The head of the House Veterans Affairs Committee on Thursday criticized the Department of Veterans Affairs for ignoring the law Congress passed in July giving the VA chief greater authority to fire employees for mismanagement or bad conduct.
Not only has VA been slow to fire anyone since Congress granted it the new authority, but it has created a five-day advance notification period for informing employees of the disciplinary action, said Rep. Jeff Miller, R-Florida.
"These questionable actions are to be found nowhere in the law that we wrote and the president signed," Miller told VA officials who appeared before the committee Thursday.
Sloan Gibson, deputy secretary of Veterans' Affairs, countered that the five-day advance notice, intended to ensure the employee was given due process, was established on the "clear and unequivocal advice" of VA general counsel.
"It's counsel," Miller interrupted. "The law is clear. The law says there is no period for appeal on the front end, but there is on the back end [after the person is fired]."
"The case law is very clear that we have to provide a reasonable opportunity to charges," Gibson said. The law, under Title 5, calls for a 30-day period, but VA shortened it to five. Without offering opportunity for due process, he said, a firing could be overturned on appeal.

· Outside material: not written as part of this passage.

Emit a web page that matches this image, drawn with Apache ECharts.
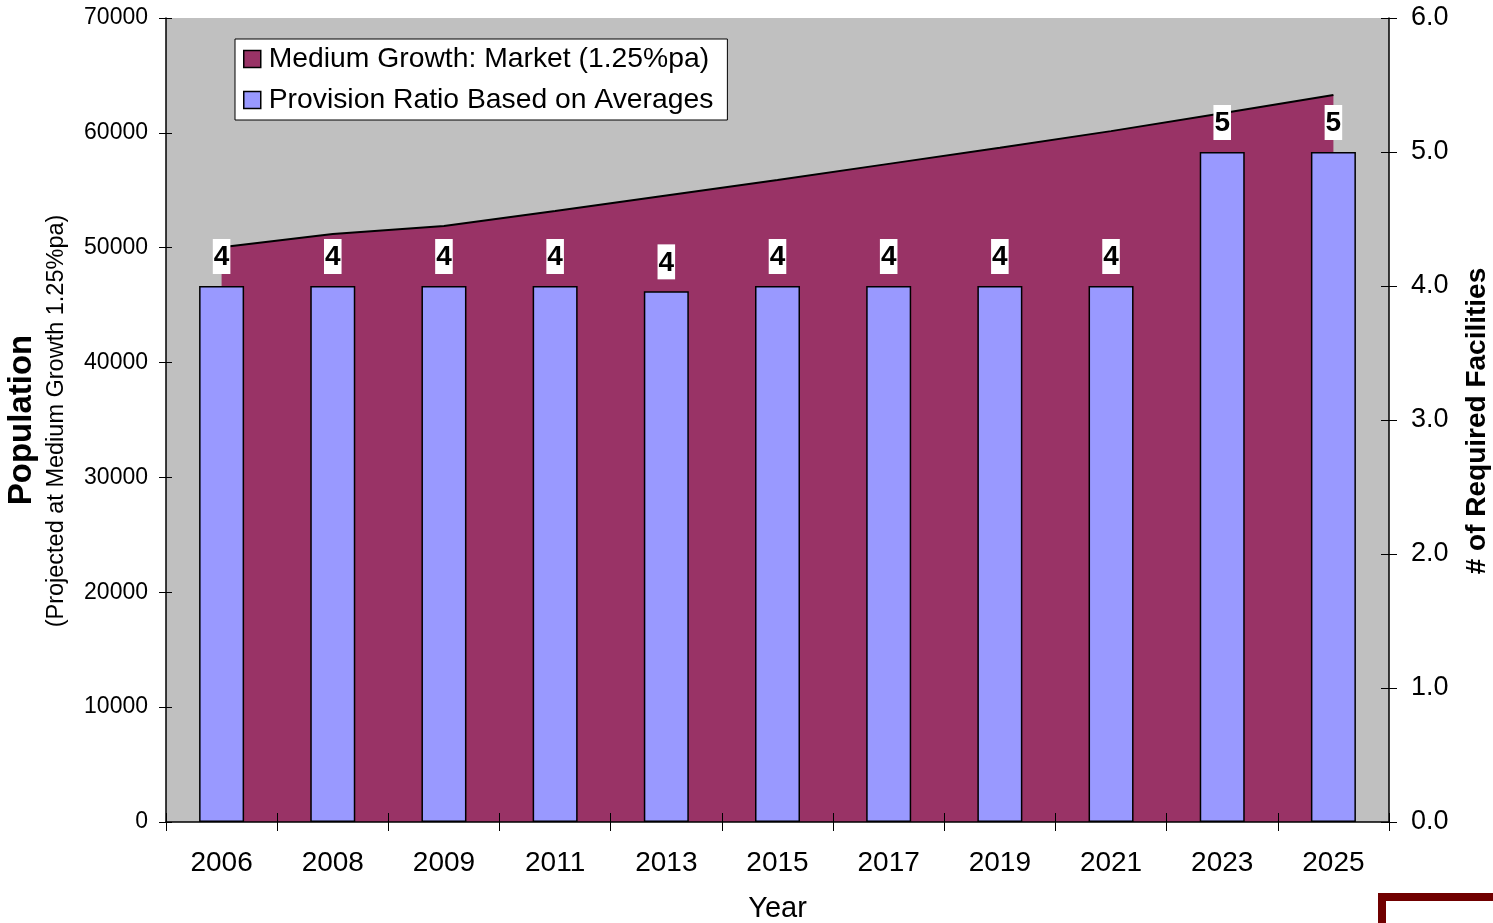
<!DOCTYPE html>
<html>
<head>
<meta charset="utf-8">
<script src="https://cdn.jsdelivr.net/npm/echarts@6/dist/echarts.min.js"></script>
<style>
  html, body { margin: 0; padding: 0; background: #fff; }
  #chart { width: 1493px; height: 923px; }
</style>
</head>
<body>
<div id="chart"></div>
<script>
const years = ['2006', '2008', '2009', '2011', '2013', '2015', '2017', '2019', '2021', '2023', '2025'];
const population = [50050, 51200, 51900, 53200, 54550, 55900, 57300, 58700, 60150, 61700, 63300];
const facilities = [4, 4, 4, 4, 3.96, 4, 4, 4, 4, 5, 5];

const FONT = 'Liberation Sans, Arial, sans-serif';
const chart = echarts.init(document.getElementById('chart'));

// extra axes only draw the inner half of the crossing tick marks
const hiddenLine = { show: true, lineStyle: { color: 'rgba(0,0,0,0)', width: 0 } };
const innerTicks = len => ({ show: true, inside: true, length: len, lineStyle: { color: '#000', width: 1 } });

const option = {
  backgroundColor: '#fff',
  animation: false,
  textStyle: { fontFamily: FONT, color: '#000' },
  grid: {
    left: 166, right: 104, top: 18, bottom: 101,
    outerBoundsMode: 'none',
    containLabel: false,
    show: true,
    backgroundColor: '#c0c0c0',
    borderWidth: 0
  },
  legend: {
    orient: 'vertical',
    left: 235, top: 39,
    padding: [6, 14, 6, 8],
    itemGap: 13,
    itemWidth: 17, itemHeight: 17,
    backgroundColor: '#fff',
    borderColor: '#000',
    borderWidth: 1,
    textStyle: { fontSize: 28.3, color: '#000', fontFamily: FONT, padding: [0, 0, 0, 3] },
    data: [
      { name: 'Medium Growth: Market (1.25%pa)', icon: 'rect', itemStyle: { color: '#993366', borderColor: '#000', borderWidth: 1.5 } },
      { name: 'Provision Ratio Based on Averages', icon: 'rect', itemStyle: { color: '#9999ff', borderColor: '#000', borderWidth: 1.5 } }
    ]
  },
  xAxis: [
    {
      type: 'category',
      data: years,
      boundaryGap: true,
      position: 'bottom',
      name: 'Year',
      nameLocation: 'middle',
      nameGap: 72,
      nameTextStyle: { fontSize: 29, color: '#000', fontFamily: FONT },
      axisLine: { lineStyle: { color: '#000', width: 1.5 } },
      axisTick: { show: true, length: 9, lineStyle: { color: '#000' } },
      axisLabel: { fontSize: 28, color: '#000', margin: 27, fontFamily: FONT },
      splitLine: { show: false },
      z: 10
    },
    {
      type: 'category',
      data: years,
      boundaryGap: true,
      position: 'bottom',
      axisLine: hiddenLine,
      axisTick: innerTicks(9),
      axisLabel: { show: false },
      splitLine: { show: false },
      z: 10
    }
  ],
  yAxis: [
    {
      type: 'value',
      min: 0, max: 70000, interval: 10000,
      position: 'left',
      axisLine: { show: true, lineStyle: { color: '#000', width: 1.5 } },
      axisTick: { show: true, length: 7, lineStyle: { color: '#000' } },
      axisLabel: { fontSize: 23, color: '#000', margin: 18, fontFamily: FONT, formatter: v => String(v) },
      splitLine: { show: false },
      z: 10
    },
    {
      type: 'value',
      min: 0, max: 6, interval: 1,
      position: 'right',
      axisLine: { show: true, lineStyle: { color: '#000', width: 1.5 } },
      axisTick: { show: true, length: 8, lineStyle: { color: '#000' } },
      axisLabel: { fontSize: 27, color: '#000', margin: 22, fontFamily: FONT, formatter: v => v.toFixed(1) },
      splitLine: { show: false },
      z: 10
    },
    {
      type: 'value',
      min: 0, max: 70000, interval: 10000,
      position: 'left',
      axisLine: hiddenLine,
      axisTick: innerTicks(6),
      axisLabel: { show: false },
      splitLine: { show: false },
      z: 10
    },
    {
      type: 'value',
      min: 0, max: 6, interval: 1,
      position: 'right',
      axisLine: hiddenLine,
      axisTick: innerTicks(8),
      axisLabel: { show: false },
      splitLine: { show: false },
      z: 10
    }
  ],
  series: [
    {
      name: 'Medium Growth: Market (1.25%pa)',
      type: 'line',
      yAxisIndex: 0,
      data: population,
      symbol: 'none',
      lineStyle: { color: '#000', width: 2 },
      itemStyle: { color: '#993366' },
      areaStyle: { color: '#993366', opacity: 1 },
      z: 1
    },
    {
      name: 'Provision Ratio Based on Averages',
      type: 'bar',
      yAxisIndex: 1,
      data: facilities,
      barWidth: 45,
      itemStyle: { color: '#9999ff', borderColor: '#000', borderWidth: 1.5 },
      label: {
        show: true,
        position: 'top',
        distance: 12,
        formatter: p => Math.round(p.value),
        fontSize: 28,
        fontWeight: 'bold',
        fontFamily: FONT,
        color: '#000',
        backgroundColor: '#fff',
        padding: [5, 1, 3, 1],
        lineHeight: 27
      },
      z: 2
    }
  ],
  graphic: [
    {
      type: 'text',
      x: 22, y: 420,
      rotation: Math.PI / 2,
      style: { text: 'Population', font: 'bold 33px ' + FONT, fill: '#000', align: 'center', verticalAlign: 'middle' }
    },
    {
      type: 'text',
      x: 57, y: 421,
      rotation: Math.PI / 2,
      style: { text: '(Projected at Medium Growth 1.25%pa)', font: '23.5px ' + FONT, fill: '#000', align: 'center', verticalAlign: 'middle' }
    },
    {
      type: 'text',
      x: 1477, y: 421,
      rotation: Math.PI / 2,
      style: { text: '# of Required Facilities', font: 'bold 28px ' + FONT, fill: '#000', align: 'center', verticalAlign: 'middle' }
    },
    {
      type: 'rect',
      shape: { x: 1382, y: 897, width: 130, height: 50 },
      style: { fill: '#fff', stroke: '#700000', lineWidth: 8 }
    }
  ]
};

chart.setOption(option);
</script>
</body>
</html>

Miller, reading from the law passed in July, pointed out that Congress exempted the VA from that provision of Title 5. Congress did not want the appeal period at the beginning of the firing, he said, but at the end.

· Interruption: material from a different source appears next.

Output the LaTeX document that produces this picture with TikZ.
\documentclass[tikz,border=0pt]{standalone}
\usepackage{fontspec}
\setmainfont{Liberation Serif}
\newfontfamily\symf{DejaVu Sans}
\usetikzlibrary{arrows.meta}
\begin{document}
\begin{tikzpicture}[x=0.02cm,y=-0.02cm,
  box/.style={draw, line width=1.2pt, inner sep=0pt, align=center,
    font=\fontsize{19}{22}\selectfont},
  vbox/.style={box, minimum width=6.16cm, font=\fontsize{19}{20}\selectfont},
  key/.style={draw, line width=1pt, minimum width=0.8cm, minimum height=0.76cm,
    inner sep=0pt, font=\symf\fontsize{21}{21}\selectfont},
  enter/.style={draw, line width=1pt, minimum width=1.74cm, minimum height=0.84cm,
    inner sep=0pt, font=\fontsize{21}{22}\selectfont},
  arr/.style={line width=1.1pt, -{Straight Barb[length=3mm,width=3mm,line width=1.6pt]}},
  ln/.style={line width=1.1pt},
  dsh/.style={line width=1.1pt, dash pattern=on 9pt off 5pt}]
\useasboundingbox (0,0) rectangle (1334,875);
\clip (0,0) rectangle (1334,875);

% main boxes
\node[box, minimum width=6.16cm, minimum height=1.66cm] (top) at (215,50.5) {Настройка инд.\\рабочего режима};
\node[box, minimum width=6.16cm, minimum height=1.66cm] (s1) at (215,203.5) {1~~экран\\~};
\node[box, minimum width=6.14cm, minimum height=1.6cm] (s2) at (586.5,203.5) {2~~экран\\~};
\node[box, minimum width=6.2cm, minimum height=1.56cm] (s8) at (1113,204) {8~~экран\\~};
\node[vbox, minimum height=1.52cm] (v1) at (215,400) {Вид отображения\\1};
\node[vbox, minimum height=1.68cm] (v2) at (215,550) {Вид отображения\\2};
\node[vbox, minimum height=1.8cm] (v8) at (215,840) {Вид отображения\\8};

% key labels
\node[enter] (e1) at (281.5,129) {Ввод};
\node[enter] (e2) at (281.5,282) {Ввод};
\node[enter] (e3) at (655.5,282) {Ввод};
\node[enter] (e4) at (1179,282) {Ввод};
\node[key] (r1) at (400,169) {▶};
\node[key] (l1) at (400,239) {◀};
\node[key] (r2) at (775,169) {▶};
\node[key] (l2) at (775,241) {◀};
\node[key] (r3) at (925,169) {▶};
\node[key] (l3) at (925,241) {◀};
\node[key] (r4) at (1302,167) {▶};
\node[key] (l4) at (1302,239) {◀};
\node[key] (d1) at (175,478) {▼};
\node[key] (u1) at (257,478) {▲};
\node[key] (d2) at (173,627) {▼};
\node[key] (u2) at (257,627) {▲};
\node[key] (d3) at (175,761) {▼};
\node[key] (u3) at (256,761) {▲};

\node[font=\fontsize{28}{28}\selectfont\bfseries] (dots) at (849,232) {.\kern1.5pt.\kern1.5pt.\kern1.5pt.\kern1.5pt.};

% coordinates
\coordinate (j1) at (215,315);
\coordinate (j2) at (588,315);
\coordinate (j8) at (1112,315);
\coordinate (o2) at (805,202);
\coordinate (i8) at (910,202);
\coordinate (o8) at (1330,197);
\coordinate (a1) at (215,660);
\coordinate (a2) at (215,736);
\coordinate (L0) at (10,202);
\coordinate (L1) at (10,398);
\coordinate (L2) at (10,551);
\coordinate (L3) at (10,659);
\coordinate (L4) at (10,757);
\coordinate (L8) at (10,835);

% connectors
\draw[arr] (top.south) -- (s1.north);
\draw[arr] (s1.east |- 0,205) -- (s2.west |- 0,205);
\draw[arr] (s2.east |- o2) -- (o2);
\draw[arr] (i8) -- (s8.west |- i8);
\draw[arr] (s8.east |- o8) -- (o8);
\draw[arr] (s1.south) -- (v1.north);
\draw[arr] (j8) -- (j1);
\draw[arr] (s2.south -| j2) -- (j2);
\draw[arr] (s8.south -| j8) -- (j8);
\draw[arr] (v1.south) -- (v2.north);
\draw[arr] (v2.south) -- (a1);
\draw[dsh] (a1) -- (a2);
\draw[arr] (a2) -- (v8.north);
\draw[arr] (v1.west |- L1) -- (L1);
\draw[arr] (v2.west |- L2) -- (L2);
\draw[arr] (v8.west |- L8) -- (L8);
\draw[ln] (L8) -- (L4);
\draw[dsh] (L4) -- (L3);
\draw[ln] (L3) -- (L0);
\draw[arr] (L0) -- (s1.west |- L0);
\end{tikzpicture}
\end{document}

"We put it [the appeal period] at the end," he said. "Why didn't you just leave it at 30 days if you're not going to follow the law as it's written? Why did you come up with this phantom five-day appeal?"
"We came up with it because the Congress wanted us to move expeditiously, but we balanced that against the requirement to provide due process or risk being overturned," Gibson said.
Miller and other lawmakers have been taken by surprise at the pace of disciplinary actions at the VA since Congress passed the law in July as part of a $16.3 billion veterans package. President Obama signed the bill on Aug. 7.
Obama's own comments at the signing ceremony at Fort Belvoir, Virginia, further suggested that the bill included sharper teeth when it came to the VA ridding itself of bad managers, in particular those who contributed to, or covered up, actions that harmed the care of veterans.
"If you engaged in an unethical practice, if you covered up serious problems, you should be fired," Obama said.
Since then, the VA has moved to fire five senior officials and dismissed only two. In a series of meetings with reporters and veterans groups in recent weeks, new VA Secretary Robert McDonald said the new law did not give him the authority to simply fire people.
James Talton was fired last month from his job as director of the VA healthcare system in Central Alabama. The VA announced on Thursday the firing of Pittsburgh, Pennsylvania, healthcare director Terry Gerigk Wolf.
Two others, Georgia's Dublin VA hospital director John Goldman and Susan Taylor, a senior procurement officer with the Veterans Health Administration, retired after the VA began the firing process.
The most widely known executive facing disciplinary action is Sharon Helman, who went on paid administrative leave from the Phoenix, Arizona, health care facility shortly after whistleblowers revealed the hospital maintained a secret wait list of veterans seeking appointments.
Those revelations led to investigations that found the problem to be systemic across the VA.
The VA Inspector General's office said delays in care contributed to the deaths of some veteran patients in Phoenix.
On Thursday, House Veterans Affairs Committee member Rep. Ann Kirkpatrick, D-Arizona, called for Helman to be fired.